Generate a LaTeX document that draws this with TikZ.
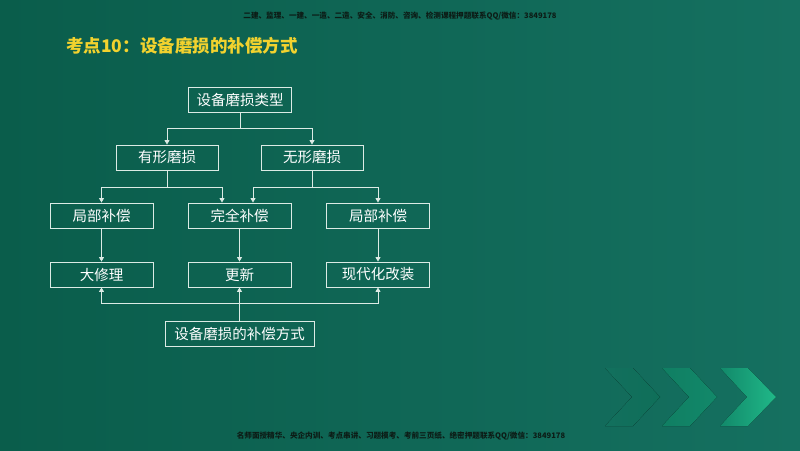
\documentclass[tikz,border=0pt]{standalone}
\usepackage{fontspec}
\setmainfont{Noto Sans CJK SC}
\usetikzlibrary{arrows.meta}
\definecolor{bgA}{HTML}{0A5D4B}
\definecolor{bgB}{HTML}{157060}
\definecolor{lineC}{HTML}{DCEBE5}
\definecolor{titleY}{HTML}{F2D22E}
\definecolor{wmC}{HTML}{0C1C16}
\definecolor{chA}{HTML}{12896A}
\definecolor{chB}{HTML}{20B888}
\definecolor{chC}{HTML}{0F6F59}
\begin{document}
\begin{tikzpicture}[x=1pt,y=-1pt,
  box/.style={draw=lineC, line width=0.9pt, minimum width=103pt, minimum height=25pt, inner sep=0pt, text=white, font=\fontsize{14.5}{16}\selectfont},
  conn/.style={draw=lineC, line width=0.8pt},
  arr/.style={conn, -{Triangle[width=5pt,length=4.5pt]}},
  wm/.style={text=wmC, font=\fontsize{7.6}{9}\selectfont\bfseries, inner sep=0pt}]
\useasboundingbox (0,0) rectangle (800,450);
\shade[shading=axis, left color=bgA, middle color=bgA, right color=bgB] (0,0) rectangle (800,450);
% chevrons
\fill[left color=chC!40!bgB, right color=chC] (605,368) -- (633,368) -- (660,397) -- (633,426) -- (605,426) -- (632,397) -- cycle;
\fill[left color=chA!75!bgA, right color=chA] (662,368) -- (690,368) -- (717,397) -- (690,426) -- (662,426) -- (689,397) -- cycle;
\fill[left color=chA, right color=chB] (720,368) -- (748,368) -- (776,397) -- (748,426) -- (720,426) -- (747,397) -- cycle;
% texts
\node[wm] (wtop) at (400,16) {二建、监理、一建、一造、二造、安全、消防、咨询、检测课程押题联系QQ/微信：3849178};
\node[wm] (wbot) at (401,436) {名师面授精华、央企内训、考点串讲、习题模考、考前三页纸、绝密押题联系QQ/微信：3849178};
\node[anchor=west, inner sep=0pt, text=titleY, font=\fontsize{17.5}{20}\selectfont\bfseries] (title) at (66,46) {考点10：设备磨损的补偿方式};
% boxes
\node[box] (t) at (240,99.5) {设备磨损类型};
\node[box, minimum width=102pt] (y) at (167,157.5) {有形磨损};
\node[box, minimum width=102pt] (w) at (312,157.5) {无形磨损};
\node[box] (l1) at (101.5,215.5) {局部补偿};
\node[box] (q) at (239.5,215.5) {完全补偿};
\node[box] (l2) at (378,215.5) {局部补偿};
\node[box] (d) at (101.5,274.5) {大修理};
\node[box] (g) at (239.5,274.5) {更新};
\node[box] (x) at (378,274.5) {现代化改装};
\node[box, minimum width=149pt] (b) at (239.5,333.5) {设备磨损的补偿方式};
% connectors
\draw[conn] (t.south) -- ++(0,16) coordinate (tj);
\draw[arr] (tj) -| (y.north);
\draw[arr] (tj) -| (w.north);
\draw[conn] (y.south) -- ++(0,17) coordinate (yj);
\draw[arr] (yj) -| (l1.north);
\draw[arr] (yj) -| ([xshift=-17.5pt]q.north);
\draw[conn] (w.south) -- ++(0,17) coordinate (wj);
\draw[arr] (wj) -| ([xshift=13.5pt]q.north);
\draw[arr] (wj) -| (l2.north);
\draw[arr] (l1.south) -- (d.north);
\draw[arr] (q.south) -- (g.north);
\draw[arr] (l2.south) -- (x.north);
\draw[arr] (b.north) -- (g.south);
\path (b.north) ++(0,-17) coordinate (bj);
\draw[arr] (bj) -| (d.south);
\draw[arr] (bj) -| (x.south);
\end{tikzpicture}
\end{document}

Objective
Write out each line of the data exactly; the images should be left out.

Output for this exercise
Generate a LaTeX document that draws this with TikZ.
\documentclass[tikz,border=0pt]{standalone}
\usepackage{fontspec}
\setmainfont{Noto Sans CJK SC}
\usetikzlibrary{arrows.meta}
\definecolor{bgA}{HTML}{0A5D4B}
\definecolor{bgB}{HTML}{157060}
\definecolor{lineC}{HTML}{DCEBE5}
\definecolor{titleY}{HTML}{F2D22E}
\definecolor{wmC}{HTML}{0C1C16}
\definecolor{chA}{HTML}{12896A}
\definecolor{chB}{HTML}{20B888}
\definecolor{chC}{HTML}{0F6F59}
\begin{document}
\begin{tikzpicture}[x=1pt,y=-1pt,
  box/.style={draw=lineC, line width=0.9pt, minimum width=103pt, minimum height=25pt, inner sep=0pt, text=white, font=\fontsize{14.5}{16}\selectfont},
  conn/.style={draw=lineC, line width=0.8pt},
  arr/.style={conn, -{Triangle[width=5pt,length=4.5pt]}},
  wm/.style={text=wmC, font=\fontsize{7.6}{9}\selectfont\bfseries, inner sep=0pt}]
\useasboundingbox (0,0) rectangle (800,450);
\shade[shading=axis, left color=bgA, middle color=bgA, right color=bgB] (0,0) rectangle (800,450);
% chevrons
\fill[left color=chC!40!bgB, right color=chC] (605,368) -- (633,368) -- (660,397) -- (633,426) -- (605,426) -- (632,397) -- cycle;
\fill[left color=chA!75!bgA, right color=chA] (662,368) -- (690,368) -- (717,397) -- (690,426) -- (662,426) -- (689,397) -- cycle;
\fill[left color=chA, right color=chB] (720,368) -- (748,368) -- (776,397) -- (748,426) -- (720,426) -- (747,397) -- cycle;
% texts
\node[wm] (wtop) at (400,16) {二建、监理、一建、一造、二造、安全、消防、咨询、检测课程押题联系QQ/微信：3849178};
\node[wm] (wbot) at (401,436) {名师面授精华、央企内训、考点串讲、习题模考、考前三页纸、绝密押题联系QQ/微信：3849178};
\node[anchor=west, inner sep=0pt, text=titleY, font=\fontsize{17.5}{20}\selectfont\bfseries] (title) at (66,46) {考点10：设备磨损的补偿方式};
% boxes
\node[box] (t) at (240,99.5) {设备磨损类型};
\node[box, minimum width=102pt] (y) at (167,157.5) {有形磨损};
\node[box, minimum width=102pt] (w) at (312,157.5) {无形磨损};
\node[box] (l1) at (101.5,215.5) {局部补偿};
\node[box] (q) at (239.5,215.5) {完全补偿};
\node[box] (l2) at (378,215.5) {局部补偿};
\node[box] (d) at (101.5,274.5) {大修理};
\node[box] (g) at (239.5,274.5) {更新};
\node[box] (x) at (378,274.5) {现代化改装};
\node[box, minimum width=149pt] (b) at (239.5,333.5) {设备磨损的补偿方式};
% connectors
\draw[conn] (t.south) -- ++(0,16) coordinate (tj);
\draw[arr] (tj) -| (y.north);
\draw[arr] (tj) -| (w.north);
\draw[conn] (y.south) -- ++(0,17) coordinate (yj);
\draw[arr] (yj) -| (l1.north);
\draw[arr] (yj) -| ([xshift=-17.5pt]q.north);
\draw[conn] (w.south) -- ++(0,17) coordinate (wj);
\draw[arr] (wj) -| ([xshift=13.5pt]q.north);
\draw[arr] (wj) -| (l2.north);
\draw[arr] (l1.south) -- (d.north);
\draw[arr] (q.south) -- (g.north);
\draw[arr] (l2.south) -- (x.north);
\draw[arr] (b.north) -- (g.south);
\path (b.north) ++(0,-17) coordinate (bj);
\draw[arr] (bj) -| (d.south);
\draw[arr] (bj) -| (x.south);
\end{tikzpicture}
\end{document}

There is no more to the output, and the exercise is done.